Southern Company is exploring hydrogen from production to use. Projects include converting food waste into clean hydrogen and testing hydrogen-natural gas co-firing at utility scale. Together, these efforts show how low carbon fuels can leverage existing assets, strengthen system resilience and help keep energy affordable while providing real solutions for power, industry and transportation.
Southern Company’s Smart Neighborhoods are real communities where advanced home technologies are tested under everyday conditions. Early projects explored two approaches: in Alabama, a community microgrid combining solar, battery storage, and natural gas for reliability; and in Georgia, rooftop solar with in home batteries, efficient construction and connected appliances. In Mississippi, solar glass shingles with battery storage offer another model for comfort and resilience.
A new Illinois neighborhood, led by Nicor Gas and Habitat for Humanity, are advancing dual fuel homes that integrate electricity, natural gas, solar and storage to study comfort and affordability in colder climates. Insights from these living labs—many built to U.S. Department of Energy Zero Energy Ready standards—are helping shape solutions that cut energy costs and strengthen community resilience.
Department of Energy
The U.S. Department of Energy has awarded Southern Company R&D funding for the Novel Microbial Electrolysis System for Conversion of Biowastes into Low-Cost Renewable Hydrogen project. Southern Company Gas leads the project in collaboration with partners, Electro-Active Technologies and T2M Global, to advance a technology for production of clean hydrogen from waste. The project’s approach targets distributed generation of hydrogen from food waste, diverting the waste from landfills and minimizing greenhouse gas emissions from the food value chain and the transportation sector.

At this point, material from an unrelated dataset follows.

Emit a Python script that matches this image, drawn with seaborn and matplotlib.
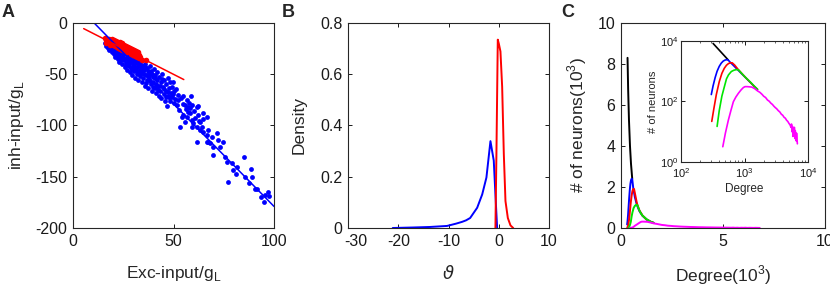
import numpy as np
import pandas as pd
import matplotlib
matplotlib.use('Agg')
import matplotlib.pyplot as plt
import matplotlib.transforms as mtrans
import seaborn as sns
from matplotlib.ticker import FormatStrFormatter, NullLocator, LogLocator

sns.set_theme(style='ticks')
plt.rcParams['font.family'] = ['Liberation Sans', 'DejaVu Sans']
plt.rcParams['axes.unicode_minus'] = False

# Panel A: excitatory vs inhibitory input
blue_x = [
    16.0, 16.5, 17.0, 17.2, 17.8, 18.0, 18.3, 18.5,
    19.0, 19.2, 19.5, 20.0, 20.2, 20.5, 20.8, 21.0, 21.2,
    22.0, 22.3, 22.5, 22.8, 23.0, 23.3, 23.6, 24.0, 24.2, 24.5,
    25.0, 25.3, 25.6, 26.0, 26.2, 26.5, 26.8, 27.0, 27.3, 27.6,
    28.0, 28.2, 28.5, 28.8, 29.0, 29.3, 29.6, 30.0, 30.2, 30.5, 30.8,
    31.0, 31.3, 31.6, 32.0, 32.2, 32.5, 32.8, 33.0, 33.3, 33.6,
    34.0, 34.2, 34.5, 34.8, 35.0, 35.3, 35.6, 36.0, 36.3, 36.6,
    37.0, 37.3, 37.6, 38.0, 38.3, 38.6, 39.0, 39.3, 39.6,
    40.0, 40.3, 40.6, 41.0, 41.3, 41.6, 42.0, 42.3, 42.6,
    43.0, 43.3, 43.6, 44.0, 44.3, 44.6, 45.0, 45.3, 45.6,
    46.0, 46.3, 46.6, 47.0, 47.3, 47.6, 48.0, 48.3, 48.6,
    49.0, 49.3, 49.8, 50.0, 50.3, 50.6, 51.5, 52.0, 52.3, 53.5, 54.8,
    53.2, 54.8, 55.7, 56.0, 56.5, 57.3, 57.5, 58.0, 58.1, 59.0, 59.0, 59.8,
    55.7, 60.0, 60.6, 61.5, 61.5, 61.5, 62.0, 62.5, 63.0, 64.0, 64.5, 64.8,
    66.5, 66.5, 67.0, 68.1, 69.0, 69.8, 71.4, 72.2, 74.7, 75.6, 76.4, 77.2,
    78.9, 81.1, 81.4, 85.1, 85.5, 87.7, 88.5, 89.2, 91.4, 95.2, 95.5, 97.2, 97.5,
    16.8, 17.5, 18.8, 19.7, 20.4, 21.5, 21.8, 22.6, 23.2, 23.8,
    24.8, 25.5, 26.3, 27.2, 27.8, 28.4, 29.2, 29.8, 30.4, 31.2,
    31.8, 32.4, 33.1, 33.8, 34.4, 35.2, 35.8, 36.4, 37.2, 37.8,
    38.4, 39.2, 39.8, 40.8, 41.5, 42.2, 43.2, 44.2, 45.2, 46.2,
    47.2, 48.2, 49.5,
    54.0, 54.5, 56.5, 58.6, 59.0, 62.3, 63.1, 64.8, 66.4, 67.3,
    69.8, 73.1, 79.5, 90.5, 93.5, 57.0, 52.5, 51.0,
]
blue_y = [
    -20, -22, -19, -24, -21, -26, -18, -23,
    -20, -25, -28, -22, -30, -18, -26, -33, -23,
    -27, -35, -21, -30, -38, -25, -33, -28, -40, -23,
    -31, -36, -43, -27, -34, -39, -46, -30, -37, -42,
    -33, -48, -38, -44, -29, -51, -36, -41, -47, -33, -54,
    -39, -45, -50, -36, -42, -56, -47, -39, -52, -44,
    -37, -49, -58, -42, -54, -46, -61, -40, -51, -56,
    -44, -63, -49, -55, -42, -60, -47, -66, -53,
    -58, -45, -63, -51, -68, -56, -48, -61, -71,
    -53, -66, -58, -73, -50, -62, -69, -56, -76,
    -60, -66, -81, -54, -71, -63, -76, -58, -68,
    -72, -62, -57.5, -66, -78, -74, -80, -70, -75, -73, -71.4,
    -101.3, -89.9, -80.2, -84, -91.6, -86.7, -78, -83, -88.3, -80.2, -94.8, -98,
    -96.4, -86, -93.1, -81.8, -101.3, -115.9, -90, -96, -104, -101.3, -94.1, -106.2,
    -109.4, -115.9, -104, -117.5, -111, -128.9, -107.7, -114.2, -115.9, -130.5, -135.4, -155.5,
    -137, -147.7, -140.3, -131.1, -150, -156.4, -142.8, -150, -162.3, -174.9, -167.8, -164.6, -168.8,
    -21.5, -23, -24.5, -23.5, -27.5, -25.5, -29, -32, -28, -36,
    -34, -29, -41, -33, -39, -35, -45, -39, -43, -35,
    -47, -39, -49, -41, -45, -50, -43, -59, -47, -52,
    -57, -50, -62, -54, -60, -65, -61, -55, -64, -72,
    -67, -72, -69,
    -91.6, -78.6, -75.3, -71.4, -101, -81, -96.4, -88.3, -91.6, -116,
    -120.8, -120.8, -143, -162, -170, -82, -85, -64,
]
red_x = [
    16.0, 16.3, 16.6, 17.0, 17.3, 17.6, 18.0, 18.2, 18.6, 19.0,
    19.2, 19.5, 19.8, 20.0, 20.3, 20.6, 21.0, 21.2, 21.5, 21.8,
    22.0, 22.3, 22.6, 23.0, 23.3, 23.6, 24.0, 24.3, 24.6, 25.0,
    25.3, 25.6, 26.0, 26.3, 26.6, 27.0, 27.3, 27.6, 28.0, 28.3,
    28.6, 29.0, 29.3, 29.6, 30.0, 30.3, 30.6, 31.0, 31.3, 31.6,
    32.0, 32.3, 32.6, 33.0, 33.3, 34.5, 36.5,
]
red_y = [
    -14.5, -17, -19.5, -15.5, -18, -20, -16, -18.8, -21, -17,
    -19.5, -15.8, -21.8, -18.5, -20.5, -16.8, -22.5, -19.5, -18, -23.5,
    -21, -19, -24, -21.8, -18.5, -25, -22.5, -20, -26, -23,
    -21, -27, -24.5, -22, -28, -25, -23, -28.5, -26, -24,
    -30, -27, -25, -31, -28, -26, -32, -29, -27.5, -33,
    -30, -28.5, -34, -31, -33, -36, -36.5,
]
blue_fit_x = [10.5, 100]
blue_fit_y = [0, -179]
red_fit_x = [5.3, 55.1]
red_fit_y = [-5.5, -55.2]

# Panel B: density of theta
theta_blue = [-21.1, -17, -13.7, -10.3, -8.5, -7.3, -6.5, -5.7, -4.3, -3.3, -2.46, -1.66, -1.0, -0.67, -0.33]
dens_blue = [0, 0.002, 0.004, 0.008, 0.017, 0.024, 0.03, 0.039, 0.079, 0.131, 0.197, 0.339, 0.263, 0.131, 0.0]
theta_red = [-0.67, -0.47, -0.2, 0.0, 0.33, 0.67, 1.0, 1.33, 1.8, 2.33, 2.87]
dens_red = [0, 0.289, 0.735, 0.72, 0.689, 0.551, 0.289, 0.105, 0.039, 0.01, 0.0]

# Panel C: degree distributions (counts)
deg_black = [320, 350, 390, 440, 490, 550]
n_black = [8300, 6760, 5280, 4000, 3130, 2400]
deg_blue = [300, 320, 345, 370, 400, 430, 460, 490, 520, 550, 600, 680, 780, 900, 1050, 1250, 1450, 1600]
n_blue = [170, 330, 620, 1000, 1450, 1850, 2150, 2330, 2400, 2380, 1950, 1500, 1120, 830, 600, 415, 305, 250]
deg_red = [305, 330, 360, 400, 440, 480, 520, 560, 600, 640, 700, 780, 900, 1050, 1250, 1450, 1600]
n_red = [22, 60, 170, 450, 850, 1250, 1580, 1800, 1900, 1900, 1600, 1200, 860, 610, 420, 305, 250]
deg_green = [370, 400, 440, 480, 520, 560, 620, 680, 740, 800, 880, 960, 1050, 1250, 1450, 1600]
n_green = [15, 50, 150, 300, 560, 760, 980, 1080, 1130, 1120, 900, 740, 610, 430, 310, 255]
deg_mag = [455, 500, 556, 610, 667, 730, 800, 880, 960, 1020, 1100, 1200, 1300, 1450, 1600, 1750,
           1900, 2000, 2150, 2300, 2450, 2600, 2750, 2900, 3050, 3200, 3400, 3600, 3800, 4000,
           4200, 4400, 4600, 4800, 5000, 5200, 5400, 5500, 5600, 5700, 5800, 5900, 6000, 6100,
           6200, 6300, 6400, 6500, 6600, 6700, 6800]
n_mag = [3.2, 9, 24, 50, 98, 140, 186, 240, 290, 310, 310, 305, 300, 265, 225, 200,
         170, 150, 135, 112, 102, 88, 80, 70, 63, 58, 50, 45, 38, 35,
         30, 28, 24, 22, 19, 17, 14, 18, 10, 15, 7, 13, 9, 14,
         6, 11, 8, 5, 9, 6, 4]

curves = [(deg_black, n_black, 'black'), (deg_blue, n_blue, (0, 0, 1)),
          (deg_red, n_red, (1, 0, 0)), (deg_green, n_green, (0, 0.9, 0)),
          (deg_mag, n_mag, (1, 0, 1))]

fig = plt.figure(figsize=(8.3, 2.92), dpi=100)
axA = fig.add_axes([0.0880, 0.2192, 0.2422, 0.7021])
axB = fig.add_axes([0.4193, 0.2192, 0.2422, 0.7021])
axC = fig.add_axes([0.7482, 0.2192, 0.2458, 0.7021])
axI = fig.add_axes([0.8205, 0.4452, 0.1530, 0.4144])


def style(ax, size=11.5):
    ax.tick_params(direction='in', top=True, right=True, length=3, width=0.7,
                   labelsize=size, colors='0.1', pad=4)
    for s in ax.spines.values():
        s.set_linewidth(0.8)
        s.set_color('0.15')


# A
sns.scatterplot(x=blue_x, y=blue_y, ax=axA, color=(0, 0, 1), s=12, linewidth=0)
sns.lineplot(x=blue_fit_x, y=blue_fit_y, ax=axA, color=(0, 0, 1), lw=1.1)
sns.scatterplot(x=red_x, y=red_y, ax=axA, color=(1, 0, 0), s=16, linewidth=0)
sns.lineplot(x=red_fit_x, y=red_fit_y, ax=axA, color=(1, 0, 0), lw=1.1)
axA.set_xlim(0, 100)
axA.set_ylim(-200, 0)
axA.set_xticks([0, 50, 100])
axA.set_yticks([0, -50, -100, -150, -200])
axA.set_xlabel('Exc-input/g$_{\\mathregular{L}}$', fontsize=12.5, labelpad=11)
axA.set_ylabel('inh-input/g$_{\\mathregular{L}}$', fontsize=12.5, labelpad=7)
style(axA)

# B
sns.lineplot(x=theta_blue, y=dens_blue, ax=axB, color=(0, 0, 1), lw=1.4, sort=False, estimator=None)
sns.lineplot(x=theta_red, y=dens_red, ax=axB, color=(1, 0, 0), lw=1.4, sort=False, estimator=None)
axB.set_xlim(-30, 10)
axB.set_ylim(0, 0.8)
axB.set_xticks([-30, -20, -10, 0, 10])
axB.set_yticks([0, 0.2, 0.4, 0.6, 0.8])
axB.yaxis.set_major_formatter(FormatStrFormatter('%g'))
axB.set_xlabel('$\\vartheta$', fontsize=13, labelpad=12)
axB.set_ylabel('Density', fontsize=12.5, labelpad=10)
style(axB)
# the first tick label sits a little to the right in the reference
first = axB.get_xticklabels()[0]
first.set_transform(first.get_transform() + mtrans.ScaledTranslation(8 / 100, 0, fig.dpi_scale_trans))

# C main
for dx, dy, c in curves:
    sns.lineplot(x=np.array(dx) / 1000, y=np.array(dy) / 1000, ax=axC, color=c, lw=1.4,
                 sort=False, estimator=None)
axC.set_xlim(0, 10)
axC.set_ylim(0, 10)
axC.set_xticks([0, 5, 10])
axC.set_yticks([0, 2, 4, 6, 8, 10])
axC.set_xlabel('Degree(10$^{\\mathregular{3}}$)', fontsize=12.5, labelpad=11)
axC.set_ylabel('# of neurons(10$^{\\mathregular{3}}$)', fontsize=12.5, labelpad=6)
style(axC)

# C inset
for dx, dy, c in curves:
    sns.lineplot(x=dx, y=dy, ax=axI, color=c, lw=1.2, sort=False, estimator=None)
axI.set_xscale('log')
axI.set_yscale('log')
axI.set_xlim(100, 10000)
axI.set_ylim(1, 10000)
axI.set_xticks([100, 1000, 10000])
axI.set_yticks([1, 100, 10000])
axI.xaxis.set_minor_locator(LogLocator(base=10, subs=np.arange(2, 10), numticks=10))
axI.yaxis.set_minor_locator(NullLocator())
axI.set_xlabel('Degree', fontsize=8.5, labelpad=2)
axI.set_ylabel('# of neurons', fontsize=8, labelpad=1)
style(axI, size=8)
axI.tick_params(which='minor', direction='in', top=True, length=1.5, width=0.5)
axI.tick_params(axis='x', pad=3)
axI.tick_params(axis='y', pad=2)

for x, lab in [(0.002, 'A'), (0.339, 'B'), (0.676, 'C')]:
    fig.text(x, 0.985, lab, fontsize=13, fontweight='bold', va='top', ha='left')

fig.savefig('out.png', dpi=100)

Reflecting its goal of achieving net-zero operations while providing customers and communities with affordable, reliable and resilient energy, Southern Company is an active member of the Hydrogen Council, a global CEO-led coalition of companies with a united vision and long-term ambition for hydrogen to foster the clean energy transition.
R & D
As a leader in research and development (R&D), Southern company believes hydrogen technology can be one of many solutions to help deliver a sustainable future. Over the past five years, Southern Company has invested approximately $16 million of its R&D budget in hydrogen projects. We intend for these investments to support our mission of providing clean, safe, reliable and affordable energy to customers and further economic development and growth in our communities.
Did you know that the waste from cows and food scraps can help keep your house warm? This naturally occurring waste produces methane that can be captured and transformed into a sustainable fuel called Renewable Natural Gas (RNG). Integrating RNG into existing natural gas infrastructure can reduce emissions without costly upgrades, improve local air quality, create high-paying clean-energy jobs and promote locally sourced natural gas.
Georgia Power
Georgia Power has identified locations for 500 MW of new battery energy storage systems (BESS) authorized by the Georgia Public Service Commission (PSC) earlier this year as part of the company's 2023 Integrated Resource Plan (IRP) Update.
Once developed, these projects will serve as dispatchable capacity resources that will provide customers with a reliable and economical source of electricity for the winter of 2026/2027. These resources will add to Georgia Power's diverse generation portfolio, helping to ensure the company has the mix of technologies necessary to provide clean, safe, reliable and affordable electric service for all customers during all hours.
Alabama Power
Alabama Power will develop the state’s first utility-scale battery energy storage system (BESS) on the former Plant Gorgas site in Walker County, which reliably powered Alabama for more than a century. The new Gorgas Battery Facility will store up to 150 MW of electricity generated by other Alabama Power resources. 150 MW is equivalent to the capacity needed to power about 9,000 homes.
The 7-acre facility will be designed as a standalone system that will connect to and charge directly from the electric grid – the interconnected system of high voltage wires and equipment that moves large amounts of electricity across the state.